:: What you have to do ::
Would you retype, exactly and without the pictures, the lines between the line holding "What D3.js code" and the line holding "var arcs = pie(values);", inclusive, and nothing else?

[START OF Data supplied]

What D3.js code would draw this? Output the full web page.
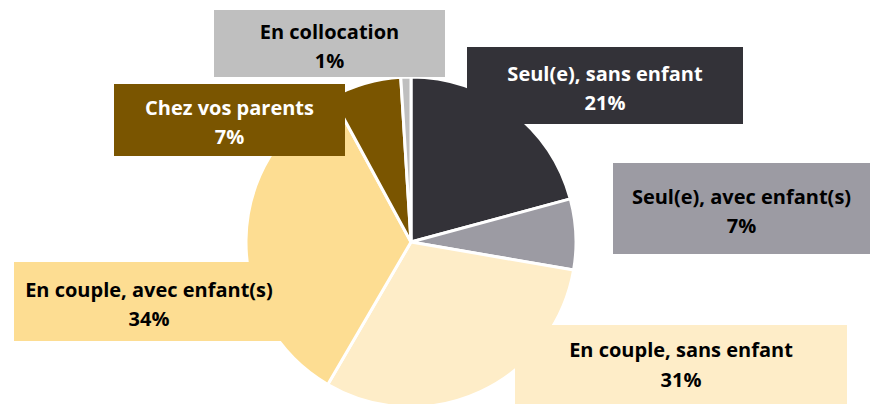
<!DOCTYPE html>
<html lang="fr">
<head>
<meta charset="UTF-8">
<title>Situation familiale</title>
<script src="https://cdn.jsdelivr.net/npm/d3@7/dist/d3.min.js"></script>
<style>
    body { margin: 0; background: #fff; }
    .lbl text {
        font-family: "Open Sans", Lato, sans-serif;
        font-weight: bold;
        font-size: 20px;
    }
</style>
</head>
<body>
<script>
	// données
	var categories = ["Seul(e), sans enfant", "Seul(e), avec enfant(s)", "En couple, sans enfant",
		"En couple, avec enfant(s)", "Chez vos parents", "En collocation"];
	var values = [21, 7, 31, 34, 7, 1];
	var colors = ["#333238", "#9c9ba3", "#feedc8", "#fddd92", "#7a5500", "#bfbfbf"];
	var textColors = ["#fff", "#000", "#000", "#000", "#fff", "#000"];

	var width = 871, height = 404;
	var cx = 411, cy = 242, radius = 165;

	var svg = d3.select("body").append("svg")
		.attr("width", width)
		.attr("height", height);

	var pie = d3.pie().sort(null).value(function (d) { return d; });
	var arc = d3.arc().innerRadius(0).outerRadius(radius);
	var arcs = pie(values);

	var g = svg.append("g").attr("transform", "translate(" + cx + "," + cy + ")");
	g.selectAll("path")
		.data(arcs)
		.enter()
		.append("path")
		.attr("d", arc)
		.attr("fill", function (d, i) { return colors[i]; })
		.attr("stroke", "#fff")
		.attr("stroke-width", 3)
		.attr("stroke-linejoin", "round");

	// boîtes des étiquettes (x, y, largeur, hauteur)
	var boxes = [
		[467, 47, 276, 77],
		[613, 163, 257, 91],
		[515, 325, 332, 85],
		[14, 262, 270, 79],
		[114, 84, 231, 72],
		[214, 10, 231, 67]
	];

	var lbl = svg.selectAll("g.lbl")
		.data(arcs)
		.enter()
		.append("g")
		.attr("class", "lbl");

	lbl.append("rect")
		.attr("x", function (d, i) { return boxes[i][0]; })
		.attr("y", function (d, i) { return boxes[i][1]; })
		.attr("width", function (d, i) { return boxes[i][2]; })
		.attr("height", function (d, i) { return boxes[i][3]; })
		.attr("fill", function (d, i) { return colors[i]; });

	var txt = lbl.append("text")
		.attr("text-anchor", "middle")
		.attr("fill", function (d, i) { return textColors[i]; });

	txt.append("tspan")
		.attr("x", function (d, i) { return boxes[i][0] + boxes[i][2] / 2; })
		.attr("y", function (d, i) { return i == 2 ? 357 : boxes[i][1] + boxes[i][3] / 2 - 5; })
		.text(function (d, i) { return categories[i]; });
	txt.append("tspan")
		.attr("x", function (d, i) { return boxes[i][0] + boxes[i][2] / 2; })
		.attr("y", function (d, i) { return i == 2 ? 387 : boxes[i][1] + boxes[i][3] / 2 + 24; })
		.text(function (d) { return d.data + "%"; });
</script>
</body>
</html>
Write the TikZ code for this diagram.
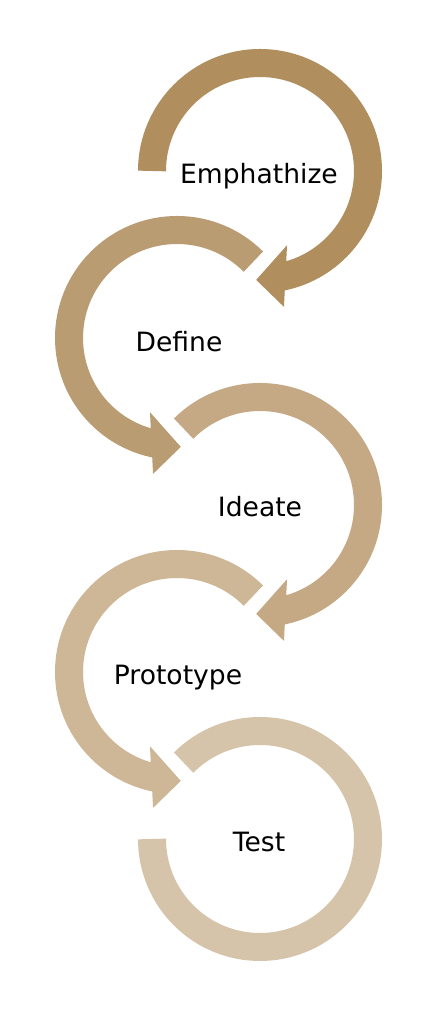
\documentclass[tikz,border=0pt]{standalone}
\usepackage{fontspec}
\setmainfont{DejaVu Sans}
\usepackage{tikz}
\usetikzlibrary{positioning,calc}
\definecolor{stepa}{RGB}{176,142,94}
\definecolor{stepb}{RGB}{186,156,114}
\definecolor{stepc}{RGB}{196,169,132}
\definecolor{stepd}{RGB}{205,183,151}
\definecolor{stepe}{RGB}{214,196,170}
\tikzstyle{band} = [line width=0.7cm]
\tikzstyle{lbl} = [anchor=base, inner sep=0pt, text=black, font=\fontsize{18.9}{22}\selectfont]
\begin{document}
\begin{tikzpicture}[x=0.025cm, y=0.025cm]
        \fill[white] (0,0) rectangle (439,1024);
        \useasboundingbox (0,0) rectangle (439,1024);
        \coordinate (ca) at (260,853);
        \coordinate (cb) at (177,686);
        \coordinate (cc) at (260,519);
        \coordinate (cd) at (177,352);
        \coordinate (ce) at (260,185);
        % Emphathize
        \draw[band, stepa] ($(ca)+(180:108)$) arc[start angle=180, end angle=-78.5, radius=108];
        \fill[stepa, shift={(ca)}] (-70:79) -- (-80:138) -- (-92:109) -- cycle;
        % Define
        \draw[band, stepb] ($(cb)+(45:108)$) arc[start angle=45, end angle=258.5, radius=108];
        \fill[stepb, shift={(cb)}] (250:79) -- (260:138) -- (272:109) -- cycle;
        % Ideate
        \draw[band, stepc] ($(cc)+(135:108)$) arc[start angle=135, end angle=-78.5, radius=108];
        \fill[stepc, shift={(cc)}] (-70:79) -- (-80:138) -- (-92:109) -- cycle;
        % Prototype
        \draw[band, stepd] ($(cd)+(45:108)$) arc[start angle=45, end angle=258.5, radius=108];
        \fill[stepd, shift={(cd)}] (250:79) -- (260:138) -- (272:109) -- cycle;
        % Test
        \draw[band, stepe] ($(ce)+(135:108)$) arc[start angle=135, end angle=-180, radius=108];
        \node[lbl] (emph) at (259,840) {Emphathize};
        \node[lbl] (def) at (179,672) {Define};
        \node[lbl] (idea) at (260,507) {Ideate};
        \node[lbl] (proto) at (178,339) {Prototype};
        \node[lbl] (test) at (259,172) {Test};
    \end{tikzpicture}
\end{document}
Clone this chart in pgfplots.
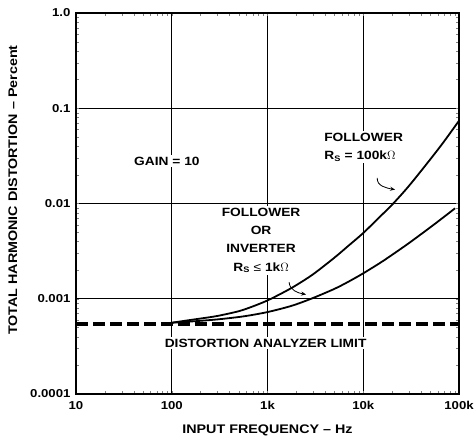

[END OF Data supplied]
[START OF Data supplied]

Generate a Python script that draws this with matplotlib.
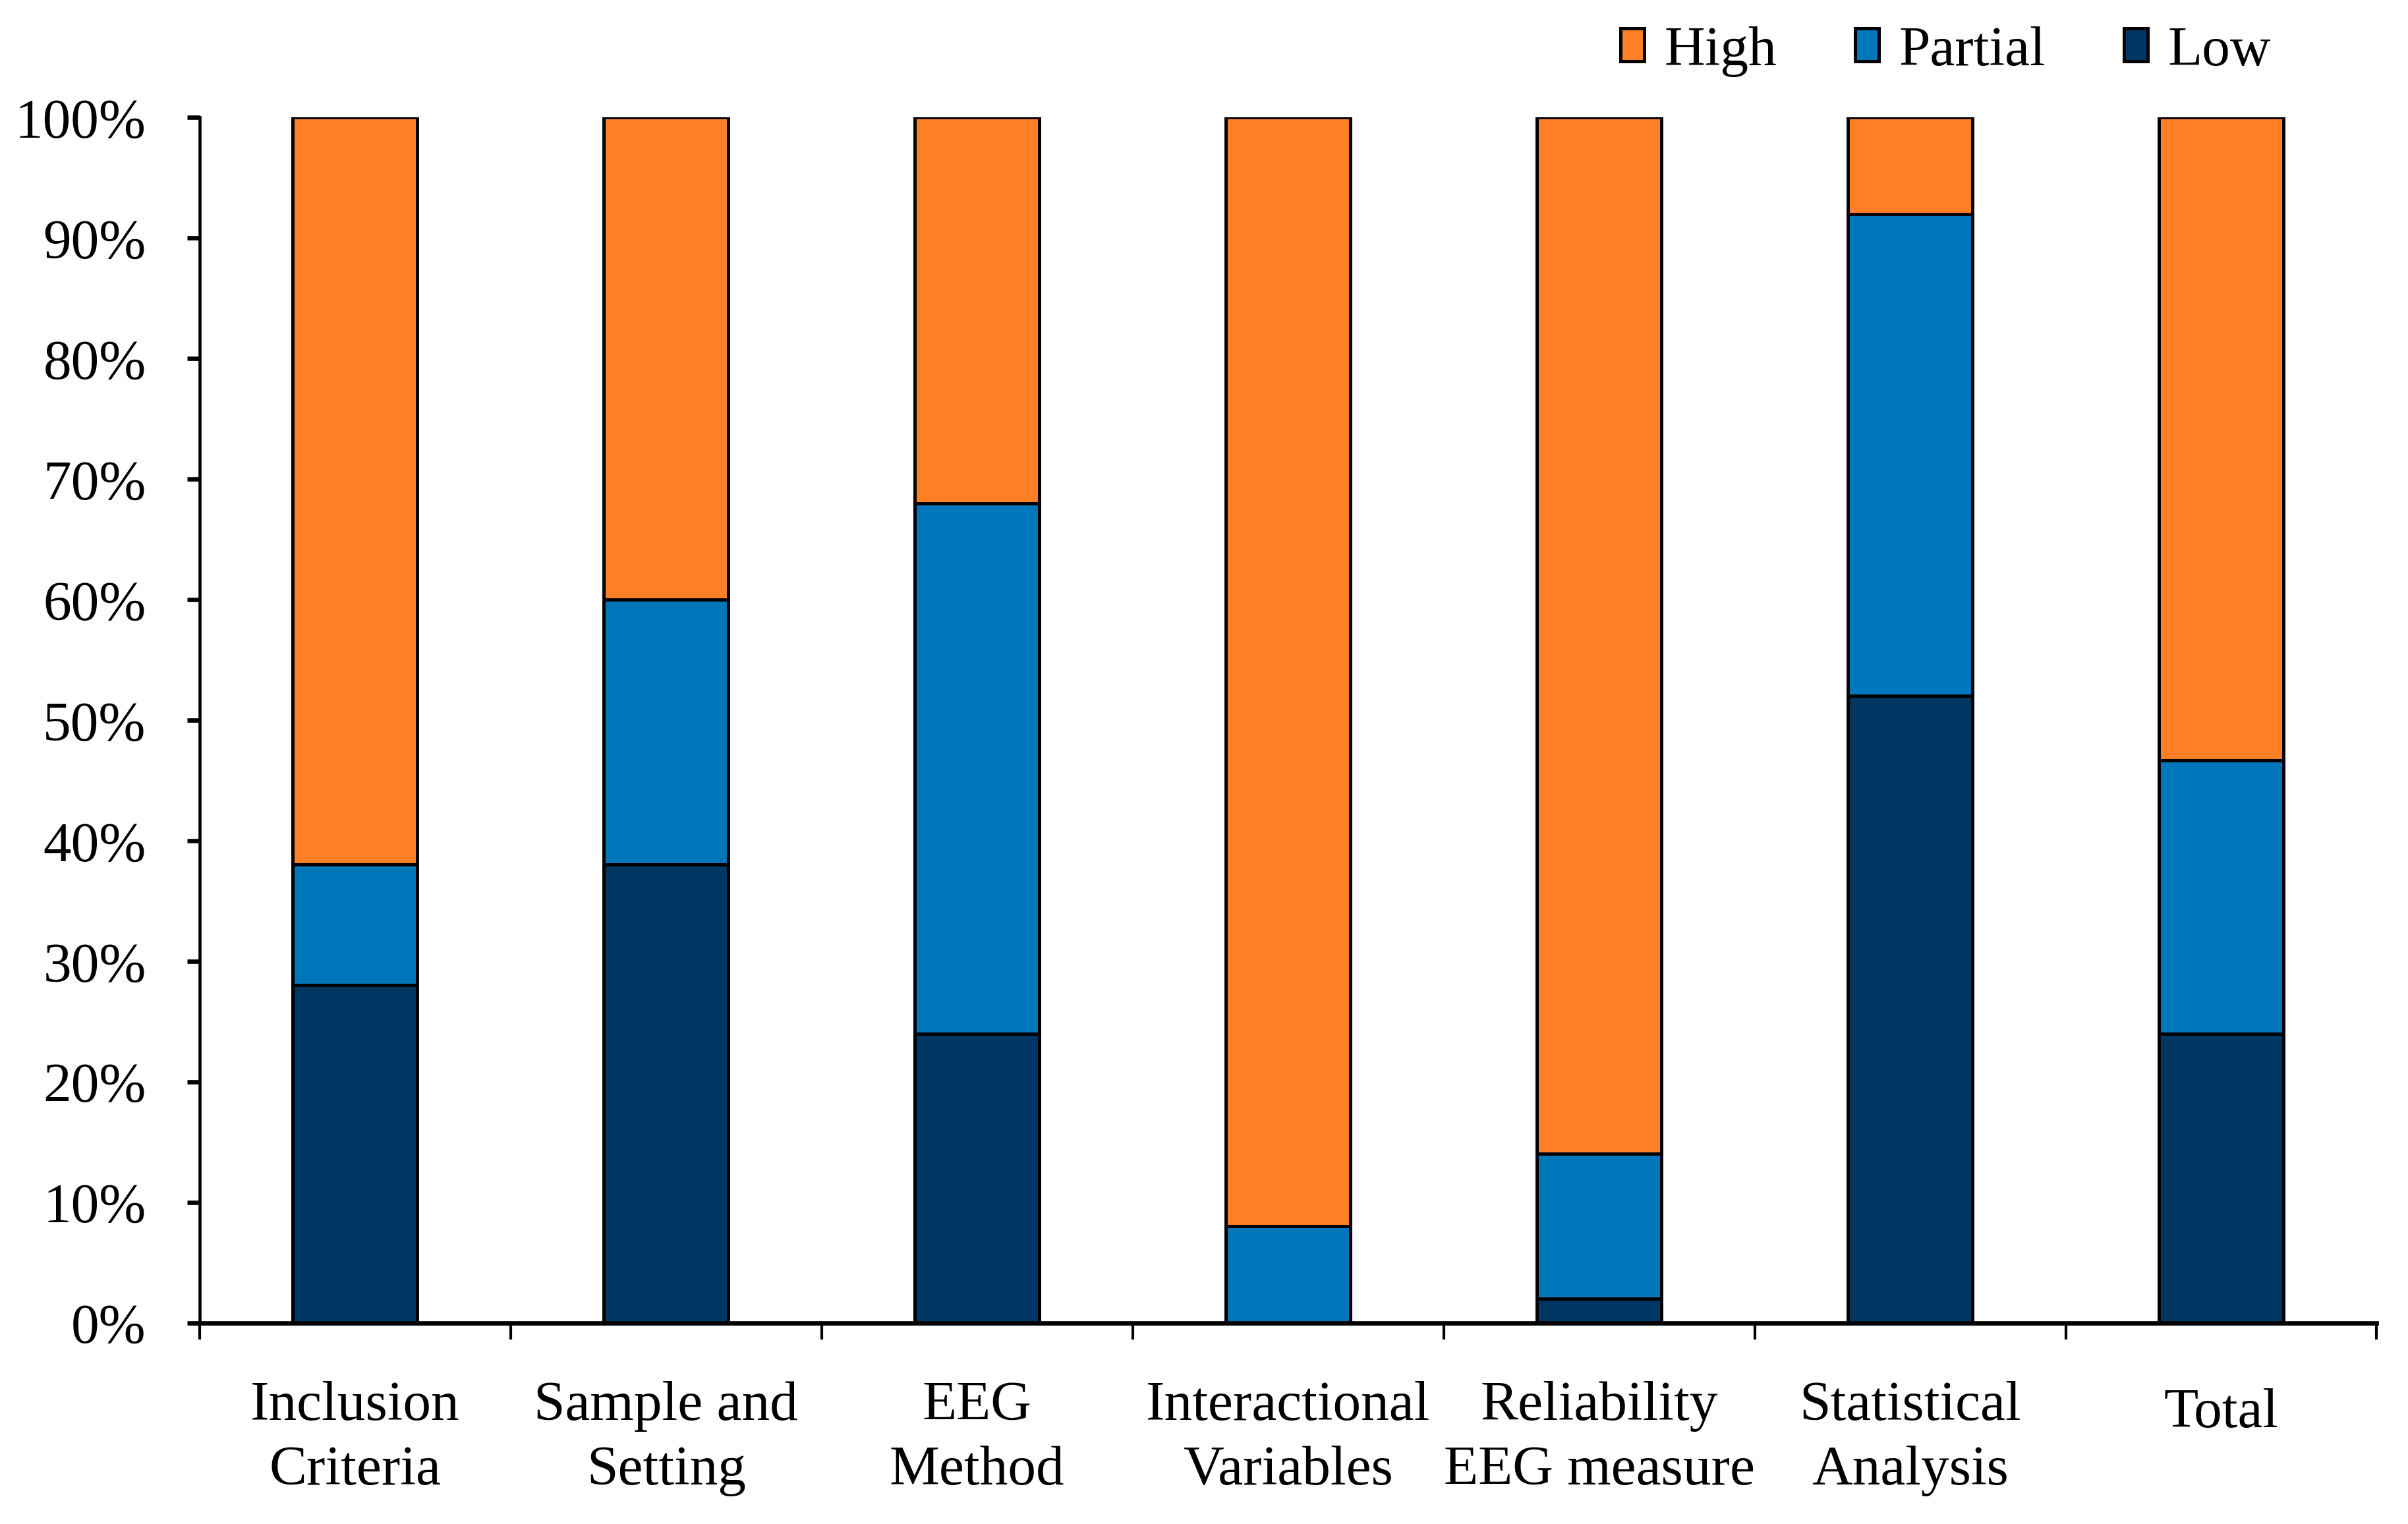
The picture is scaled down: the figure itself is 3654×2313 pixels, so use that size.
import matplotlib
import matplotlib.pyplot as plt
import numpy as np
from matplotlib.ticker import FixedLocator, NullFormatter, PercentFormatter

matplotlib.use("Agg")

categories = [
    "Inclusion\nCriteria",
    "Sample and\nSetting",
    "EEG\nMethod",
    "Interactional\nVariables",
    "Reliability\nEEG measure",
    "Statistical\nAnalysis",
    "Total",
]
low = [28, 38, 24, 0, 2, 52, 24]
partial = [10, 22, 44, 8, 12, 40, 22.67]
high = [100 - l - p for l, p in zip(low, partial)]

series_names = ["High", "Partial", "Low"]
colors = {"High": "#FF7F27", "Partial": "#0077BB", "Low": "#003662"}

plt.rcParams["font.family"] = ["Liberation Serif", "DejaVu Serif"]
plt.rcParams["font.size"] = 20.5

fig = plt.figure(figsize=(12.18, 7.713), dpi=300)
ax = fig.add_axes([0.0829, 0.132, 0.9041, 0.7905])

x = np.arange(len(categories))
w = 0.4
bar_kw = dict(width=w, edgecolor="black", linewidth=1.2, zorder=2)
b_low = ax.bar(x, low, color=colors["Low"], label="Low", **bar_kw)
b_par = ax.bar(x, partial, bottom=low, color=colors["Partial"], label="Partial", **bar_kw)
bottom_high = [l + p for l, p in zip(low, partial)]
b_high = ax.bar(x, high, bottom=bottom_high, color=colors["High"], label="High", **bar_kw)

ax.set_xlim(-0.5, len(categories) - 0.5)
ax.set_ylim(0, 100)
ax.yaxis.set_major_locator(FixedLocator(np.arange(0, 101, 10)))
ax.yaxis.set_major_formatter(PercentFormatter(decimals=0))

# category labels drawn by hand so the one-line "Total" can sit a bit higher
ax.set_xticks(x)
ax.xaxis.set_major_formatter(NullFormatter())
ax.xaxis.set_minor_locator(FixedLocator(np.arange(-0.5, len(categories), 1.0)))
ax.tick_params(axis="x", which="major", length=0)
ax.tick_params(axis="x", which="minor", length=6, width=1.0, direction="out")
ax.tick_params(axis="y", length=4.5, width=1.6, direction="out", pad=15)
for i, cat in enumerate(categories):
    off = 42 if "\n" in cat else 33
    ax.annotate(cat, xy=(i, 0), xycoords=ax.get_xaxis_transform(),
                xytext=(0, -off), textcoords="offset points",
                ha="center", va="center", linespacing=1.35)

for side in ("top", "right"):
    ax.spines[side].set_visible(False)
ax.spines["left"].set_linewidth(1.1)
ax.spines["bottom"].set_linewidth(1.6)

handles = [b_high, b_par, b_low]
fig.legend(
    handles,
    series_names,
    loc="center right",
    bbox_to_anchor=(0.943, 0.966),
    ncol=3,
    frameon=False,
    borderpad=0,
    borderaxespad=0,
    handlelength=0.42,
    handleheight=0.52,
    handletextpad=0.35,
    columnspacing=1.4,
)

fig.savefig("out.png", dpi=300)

[END OF Data supplied]

:: Exercise result ::
What D3.js code would draw this? Output the full web page.
<!DOCTYPE html>
<html lang="fr">
<head>
<meta charset="UTF-8">
<title>Situation familiale</title>
<script src="https://cdn.jsdelivr.net/npm/d3@7/dist/d3.min.js"></script>
<style>
    body { margin: 0; background: #fff; }
    .lbl text {
        font-family: "Open Sans", Lato, sans-serif;
        font-weight: bold;
        font-size: 20px;
    }
</style>
</head>
<body>
<script>
	// données
	var categories = ["Seul(e), sans enfant", "Seul(e), avec enfant(s)", "En couple, sans enfant",
		"En couple, avec enfant(s)", "Chez vos parents", "En collocation"];
	var values = [21, 7, 31, 34, 7, 1];
	var colors = ["#333238", "#9c9ba3", "#feedc8", "#fddd92", "#7a5500", "#bfbfbf"];
	var textColors = ["#fff", "#000", "#000", "#000", "#fff", "#000"];

	var width = 871, height = 404;
	var cx = 411, cy = 242, radius = 165;

	var svg = d3.select("body").append("svg")
		.attr("width", width)
		.attr("height", height);

	var pie = d3.pie().sort(null).value(function (d) { return d; });
	var arc = d3.arc().innerRadius(0).outerRadius(radius);
	var arcs = pie(values);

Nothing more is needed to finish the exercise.